The first meeting of the First Dáil, which took place on 21 January 1919, in the Mansion House, Dublin was particularly significant for the Department of Justice. The Constitution, which was proclaimed at the meeting, provided for the establishment of a Ministry of Home Affairs. Five years later, in 1924, the Department of Home Affairs was renamed the Department of Justice with the then Minister for Home Affairs, Kevin O’Higgins, becoming the first Minister for Justice.
Michael Collins was appointed the first Minister for Home Affairs, on 22 January 1919, a role he held until April of that year when he was appointed Minister for Finance. As Minister for Finance, he established the Dáil Loan which financed the work of the ‘National Civil Service’ set up by the First Dáil.
The Department of Home Affairs really came into being following Austin Stack’s succession from Arthur Griffith as Minister for Home Affairs in November 1919. The most notable achievement of the Department of Home Affairs under Minister Stack was the establishment of Courts of Arbitration (‘Dáil Courts’ or ‘Republican Courts’), on a national scale, which provided an alternative to the British court system and helped bolster the campaign for Irish sovereignty. An alternative police force, the Republican police, was also established to support the courts.
The campaign for Irish sovereignty also involved a guerrilla conflict, the War of Independence (Anglo-Irish War), which began when the First Dáil met in January 1919. Over a thousand people were killed in that war which continued until 11 July 1921, when a Truce came into effect to allow for negotiations between the Irish and British authorities.
While both Michael Collins and Arthur Griffith were among the five Irish signatories of the Anglo-Irish Treaty, signed on 6 December 1921, Austin Stack opposed the Treaty between Ireland and Great Britain. Minister Stack was subsequently replaced as Minister for Home Affairs on 10 January 1922 by Éamonn Duggan, a lawyer and third signatory of the Treaty.

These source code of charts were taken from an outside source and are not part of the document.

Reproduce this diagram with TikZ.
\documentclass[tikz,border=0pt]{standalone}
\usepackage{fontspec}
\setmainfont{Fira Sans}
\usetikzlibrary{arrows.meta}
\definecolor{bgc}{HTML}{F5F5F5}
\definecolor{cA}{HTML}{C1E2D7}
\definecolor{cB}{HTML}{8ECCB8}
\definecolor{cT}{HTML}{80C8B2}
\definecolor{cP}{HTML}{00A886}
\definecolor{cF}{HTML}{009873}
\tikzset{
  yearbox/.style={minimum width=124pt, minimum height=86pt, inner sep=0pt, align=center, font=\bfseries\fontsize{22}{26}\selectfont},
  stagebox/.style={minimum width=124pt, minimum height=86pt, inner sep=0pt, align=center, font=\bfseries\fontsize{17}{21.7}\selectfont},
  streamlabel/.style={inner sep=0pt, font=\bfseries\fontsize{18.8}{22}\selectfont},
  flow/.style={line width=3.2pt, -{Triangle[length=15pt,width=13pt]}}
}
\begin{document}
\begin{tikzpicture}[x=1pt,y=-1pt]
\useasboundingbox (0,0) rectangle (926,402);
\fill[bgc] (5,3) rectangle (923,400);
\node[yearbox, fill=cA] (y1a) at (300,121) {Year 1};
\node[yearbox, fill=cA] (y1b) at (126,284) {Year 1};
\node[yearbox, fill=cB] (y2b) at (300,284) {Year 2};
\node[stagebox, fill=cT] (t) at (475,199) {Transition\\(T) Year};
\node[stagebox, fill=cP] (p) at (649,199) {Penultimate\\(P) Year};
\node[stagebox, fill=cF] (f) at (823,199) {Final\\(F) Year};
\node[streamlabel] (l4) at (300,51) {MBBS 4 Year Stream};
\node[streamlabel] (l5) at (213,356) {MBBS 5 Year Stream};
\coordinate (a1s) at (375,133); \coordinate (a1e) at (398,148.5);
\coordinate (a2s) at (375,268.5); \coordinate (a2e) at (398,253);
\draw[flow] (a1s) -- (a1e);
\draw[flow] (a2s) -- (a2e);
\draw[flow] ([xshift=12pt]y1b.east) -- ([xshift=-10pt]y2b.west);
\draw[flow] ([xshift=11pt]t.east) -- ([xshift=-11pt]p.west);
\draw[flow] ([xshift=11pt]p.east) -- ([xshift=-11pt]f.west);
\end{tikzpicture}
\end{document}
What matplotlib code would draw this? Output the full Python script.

In January 1922, the Provisional Irish Government, which was set up in accordance with the Treaty, also established a Department of Home Affairs which was distinct from the Department of Home Affairs already in existence. The Provisional Government’s Department of Home Affairs, which was also under Minister Éamonn Duggan, was given authority over the bodies which had administered functions and services in relation to the police, courts, etc., in Ireland under British authority prior to 1922.
Staff from Dublin Castle’s Chief-Secretary’s Office were transferred into the new Department, as were other civil servants formerly employed by the British authorities, and various others, including staff from the Departments established by the First Dáil. On 9 September 1922 Kevin O’Higgins was appointed Minister for Home Affairs, by which time the remaining staff of the original Department of Home Affairs had been absorbed into the new Department of Home Affairs.
By that time, however, the country was over two months into a Civil War between Irish forces for and opposed to the Treaty. That war, like the earlier War of Independence, which had concluded only just over a year earlier, claimed the lives of over a thousand people, including that of Michael Collins, at the age of 31. While the Civil War had concluded within a year, on 24 May 1923, Kevin O’Higgins was assassinated four years later, in 1927, aged 35. Two years later Austin Stack, who in 1903 had played on the Kerry football team that won the All-Ireland Final, died aged 50.
Among the notable achievements of the Department of Home Affairs between 1922 and 1924 was the establishment of a new police force, named An Garda Síochána in the Garda Síochána (Temporary Provisions) Act, 1923, and the enactment of the Courts of Justice Act, 1924, which remains fundamental to our justice system today. The Department of Home Affairs was renamed the Department of Justice under the Ministers and Secretaries Act, 1924.§
Five Ministers had served as Ministers for Home Affairs during that five-year period from 1919 – 1924, reflecting the turbulent times in the country from which the Department of Justice emerged in 1924, becoming the Department of Justice and Equality in 2011.